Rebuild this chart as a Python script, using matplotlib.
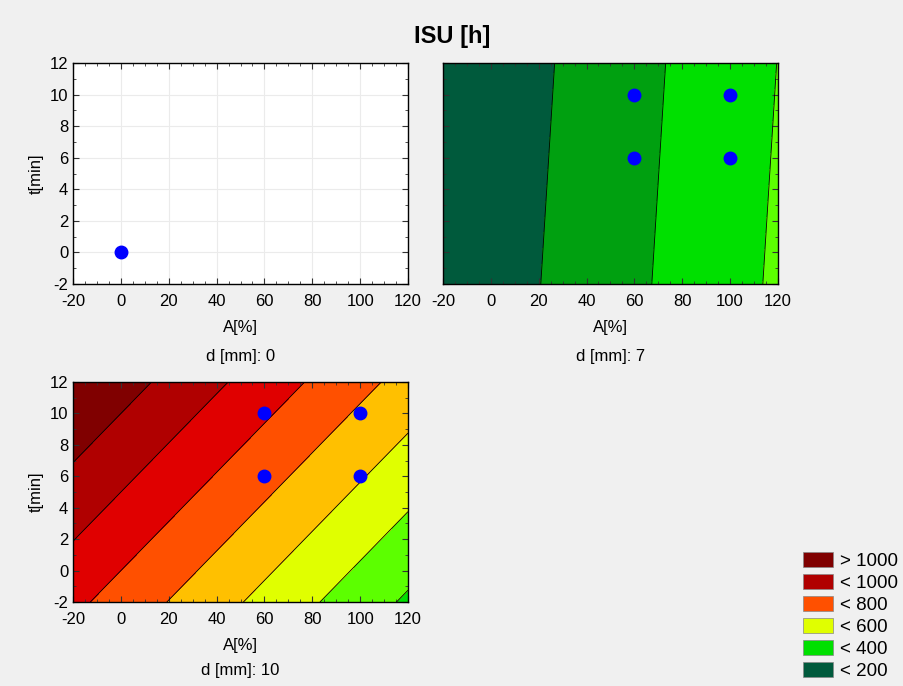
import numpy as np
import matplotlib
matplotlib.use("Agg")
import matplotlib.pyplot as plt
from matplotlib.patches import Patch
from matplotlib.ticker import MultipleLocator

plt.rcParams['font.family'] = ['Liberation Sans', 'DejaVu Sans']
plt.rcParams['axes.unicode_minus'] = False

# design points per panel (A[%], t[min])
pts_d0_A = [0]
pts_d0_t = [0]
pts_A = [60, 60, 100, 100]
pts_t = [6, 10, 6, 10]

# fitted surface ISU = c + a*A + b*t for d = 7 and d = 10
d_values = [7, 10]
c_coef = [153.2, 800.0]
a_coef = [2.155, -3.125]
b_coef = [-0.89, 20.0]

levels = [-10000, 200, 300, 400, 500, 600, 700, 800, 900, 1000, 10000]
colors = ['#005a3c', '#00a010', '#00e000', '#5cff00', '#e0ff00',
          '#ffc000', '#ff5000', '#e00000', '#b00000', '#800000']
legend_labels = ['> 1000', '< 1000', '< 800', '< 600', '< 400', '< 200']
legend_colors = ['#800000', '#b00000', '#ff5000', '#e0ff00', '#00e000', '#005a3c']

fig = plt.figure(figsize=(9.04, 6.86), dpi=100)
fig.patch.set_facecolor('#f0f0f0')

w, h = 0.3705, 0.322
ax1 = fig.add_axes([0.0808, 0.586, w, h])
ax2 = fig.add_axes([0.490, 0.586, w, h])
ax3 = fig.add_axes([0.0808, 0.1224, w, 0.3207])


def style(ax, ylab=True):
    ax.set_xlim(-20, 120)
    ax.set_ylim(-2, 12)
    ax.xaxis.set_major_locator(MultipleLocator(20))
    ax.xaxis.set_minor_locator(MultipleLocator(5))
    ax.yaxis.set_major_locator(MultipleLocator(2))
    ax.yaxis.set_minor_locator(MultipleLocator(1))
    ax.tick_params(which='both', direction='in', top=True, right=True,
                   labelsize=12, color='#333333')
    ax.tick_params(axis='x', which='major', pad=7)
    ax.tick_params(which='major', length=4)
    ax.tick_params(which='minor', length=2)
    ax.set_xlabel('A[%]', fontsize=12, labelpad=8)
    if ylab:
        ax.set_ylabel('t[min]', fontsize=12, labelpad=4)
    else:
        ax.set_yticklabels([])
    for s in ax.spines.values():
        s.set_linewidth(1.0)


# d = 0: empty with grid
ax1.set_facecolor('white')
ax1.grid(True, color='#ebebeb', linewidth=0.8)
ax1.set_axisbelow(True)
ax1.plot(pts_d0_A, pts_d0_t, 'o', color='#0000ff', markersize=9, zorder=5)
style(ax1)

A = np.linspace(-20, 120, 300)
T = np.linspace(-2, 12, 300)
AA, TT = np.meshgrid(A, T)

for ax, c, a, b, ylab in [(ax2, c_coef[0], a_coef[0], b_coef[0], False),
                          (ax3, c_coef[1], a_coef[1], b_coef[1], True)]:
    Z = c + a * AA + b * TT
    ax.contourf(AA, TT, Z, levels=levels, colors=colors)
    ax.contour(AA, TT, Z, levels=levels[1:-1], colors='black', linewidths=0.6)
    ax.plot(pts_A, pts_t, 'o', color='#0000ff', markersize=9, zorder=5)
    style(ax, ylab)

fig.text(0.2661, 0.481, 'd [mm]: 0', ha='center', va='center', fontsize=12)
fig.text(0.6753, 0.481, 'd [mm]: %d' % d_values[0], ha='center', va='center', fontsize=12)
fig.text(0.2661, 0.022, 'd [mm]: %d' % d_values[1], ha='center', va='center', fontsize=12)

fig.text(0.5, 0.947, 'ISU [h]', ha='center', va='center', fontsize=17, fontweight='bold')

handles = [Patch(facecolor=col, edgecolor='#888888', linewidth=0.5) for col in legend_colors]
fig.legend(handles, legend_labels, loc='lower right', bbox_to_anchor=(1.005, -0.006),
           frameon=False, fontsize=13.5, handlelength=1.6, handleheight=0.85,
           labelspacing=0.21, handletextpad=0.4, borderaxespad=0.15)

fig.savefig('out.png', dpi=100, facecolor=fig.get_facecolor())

□ □ □ □ □

### Exercise aim
Keep the pictures out of the copy and write out the data exactly as it stands.

### Result of the exercise
Rebuild this chart as a Python script, using matplotlib.
import numpy as np
import matplotlib
matplotlib.use("Agg")
import matplotlib.pyplot as plt
from matplotlib.patches import Patch
from matplotlib.ticker import MultipleLocator

plt.rcParams['font.family'] = ['Liberation Sans', 'DejaVu Sans']
plt.rcParams['axes.unicode_minus'] = False

# design points per panel (A[%], t[min])
pts_d0_A = [0]
pts_d0_t = [0]
pts_A = [60, 60, 100, 100]
pts_t = [6, 10, 6, 10]

# fitted surface ISU = c + a*A + b*t for d = 7 and d = 10
d_values = [7, 10]
c_coef = [153.2, 800.0]
a_coef = [2.155, -3.125]
b_coef = [-0.89, 20.0]

levels = [-10000, 200, 300, 400, 500, 600, 700, 800, 900, 1000, 10000]
colors = ['#005a3c', '#00a010', '#00e000', '#5cff00', '#e0ff00',
          '#ffc000', '#ff5000', '#e00000', '#b00000', '#800000']
legend_labels = ['> 1000', '< 1000', '< 800', '< 600', '< 400', '< 200']
legend_colors = ['#800000', '#b00000', '#ff5000', '#e0ff00', '#00e000', '#005a3c']

fig = plt.figure(figsize=(9.04, 6.86), dpi=100)
fig.patch.set_facecolor('#f0f0f0')

w, h = 0.3705, 0.322
ax1 = fig.add_axes([0.0808, 0.586, w, h])
ax2 = fig.add_axes([0.490, 0.586, w, h])
ax3 = fig.add_axes([0.0808, 0.1224, w, 0.3207])


def style(ax, ylab=True):
    ax.set_xlim(-20, 120)
    ax.set_ylim(-2, 12)
    ax.xaxis.set_major_locator(MultipleLocator(20))
    ax.xaxis.set_minor_locator(MultipleLocator(5))
    ax.yaxis.set_major_locator(MultipleLocator(2))
    ax.yaxis.set_minor_locator(MultipleLocator(1))
    ax.tick_params(which='both', direction='in', top=True, right=True,
                   labelsize=12, color='#333333')
    ax.tick_params(axis='x', which='major', pad=7)
    ax.tick_params(which='major', length=4)
    ax.tick_params(which='minor', length=2)
    ax.set_xlabel('A[%]', fontsize=12, labelpad=8)
    if ylab:
        ax.set_ylabel('t[min]', fontsize=12, labelpad=4)
    else:
        ax.set_yticklabels([])
    for s in ax.spines.values():
        s.set_linewidth(1.0)


# d = 0: empty with grid
ax1.set_facecolor('white')
ax1.grid(True, color='#ebebeb', linewidth=0.8)
ax1.set_axisbelow(True)
ax1.plot(pts_d0_A, pts_d0_t, 'o', color='#0000ff', markersize=9, zorder=5)
style(ax1)

A = np.linspace(-20, 120, 300)
T = np.linspace(-2, 12, 300)
AA, TT = np.meshgrid(A, T)

for ax, c, a, b, ylab in [(ax2, c_coef[0], a_coef[0], b_coef[0], False),
                          (ax3, c_coef[1], a_coef[1], b_coef[1], True)]:
    Z = c + a * AA + b * TT
    ax.contourf(AA, TT, Z, levels=levels, colors=colors)
    ax.contour(AA, TT, Z, levels=levels[1:-1], colors='black', linewidths=0.6)
    ax.plot(pts_A, pts_t, 'o', color='#0000ff', markersize=9, zorder=5)
    style(ax, ylab)

fig.text(0.2661, 0.481, 'd [mm]: 0', ha='center', va='center', fontsize=12)
fig.text(0.6753, 0.481, 'd [mm]: %d' % d_values[0], ha='center', va='center', fontsize=12)
fig.text(0.2661, 0.022, 'd [mm]: %d' % d_values[1], ha='center', va='center', fontsize=12)

fig.text(0.5, 0.947, 'ISU [h]', ha='center', va='center', fontsize=17, fontweight='bold')

handles = [Patch(facecolor=col, edgecolor='#888888', linewidth=0.5) for col in legend_colors]
fig.legend(handles, legend_labels, loc='lower right', bbox_to_anchor=(1.005, -0.006),
           frameon=False, fontsize=13.5, handlelength=1.6, handleheight=0.85,
           labelspacing=0.21, handletextpad=0.4, borderaxespad=0.15)

fig.savefig('out.png', dpi=100, facecolor=fig.get_facecolor())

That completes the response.